These new-comers deserve a word of explanation.
The Cathars, like the Gnostics, were dualists; indeed, their creed was little more than a development of Gnosticism. They believed that the earth was the only hell or purgatory, that it was given over to the power of the devil, and that human bodies were no more than the prisons of the angel spirits that fell with Lucifer. In heaven their celestial bodies still awaited them, but they could not resume these until they had worked out their expiation. To accomplish this a man must die reconciled with God; failing that, another earthly existence awaited him in the body of man or beast, according to his deserts. It will be seen that, saving for abundant Christian elements introduced into this faith, it was little more than a revival of metempsychosis, the oldest and most fascinating of intelligent beliefs.
The Waldenses, or Vaudois, with whom were allied the Good People, were the earliest Protestants, as we understand the term. They claimed for every man the right to interpret the Bible and to celebrate the sacraments of the Church without the need of being in holy orders. Further, they denied that the Roman Church was the Church of Christ.
These sects were known collectively as the Albigenses, so called because the Council of Lombers, convoked to pronounce their condemnation, had been held in the Diocese of Albi in 1165.
Photo by Anderson.
ST. PETER THE MARTYR PREACHING.
From the Painting by Berruguete.
Pope Innocent III made an attempt to convert them; with this aim in view he sent two monks, Peter de Castelnau and one Rodolfe, to restore order amongst them and induce them to return to submission. But when they murdered one of his legates the Holy Father had recourse to those other less legitimate measures of combating liberty of conscience. He ordered the King of France, the nobles and clergy of the kingdom, to assume the crusader’s cross, and to proceed to the extirpation of the Albigensian heretics, whom he described as a worse danger to Christendom than the Saracens; and he armed them for the fray with the same spiritual weapons that John VIII had bestowed upon those who went to war in Palestine in the ninth century. Upon all who might die in the service of the Church he pronounced a plenary indulgence.

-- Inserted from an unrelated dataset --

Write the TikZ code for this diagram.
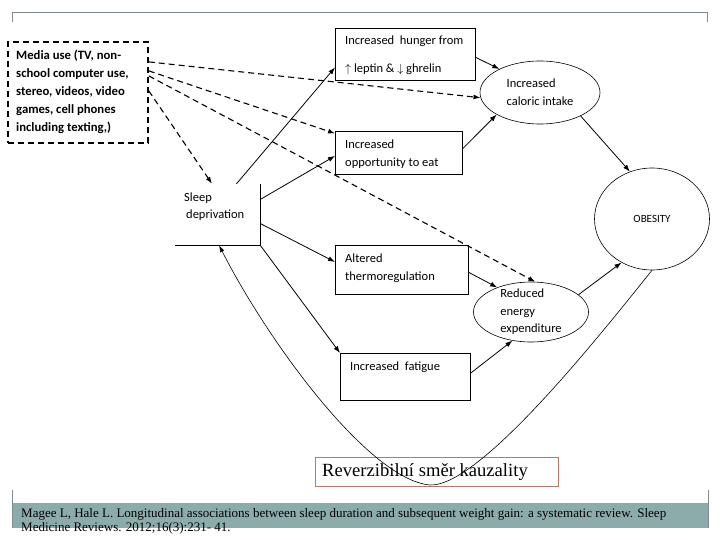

It is not the present aim to follow the history of the horrible strife that ensued—the massacres, pillages, burnings that took place in the course of the war between the Albigenses under Raymond of Toulouse and the Crusaders under Simon de Montfort. For over twenty years did that war drag on, and in the course of it the original grounds of the quarrel were forgotten; it passed into a struggle for supremacy between North and South, and thus, properly speaking, out of the history of the Inquisition.[10]
Now, for all that the title “Inquisitor of the Faith” was first bestowed by the Theodosian Code, and for all that persecutions against heretics and others had been afoot since an even earlier date than that of Theodosius, Innocent III is to be considered the founder of the Holy Inquisition as an integral part of the Church. For it is under his jurisdiction that the faculty of persecuting heretics, which hitherto had belonged entirely to the secular arm, is now conferred upon the clergy. He dispatched two Cistercian monks as inquisitors into France and Spain, to engage in the work of extirpating heretics; and he strictly enjoined all princes, nobles and prelates to afford every assistance to these emissaries, and to further them in every way in the work they were sent to do.[11]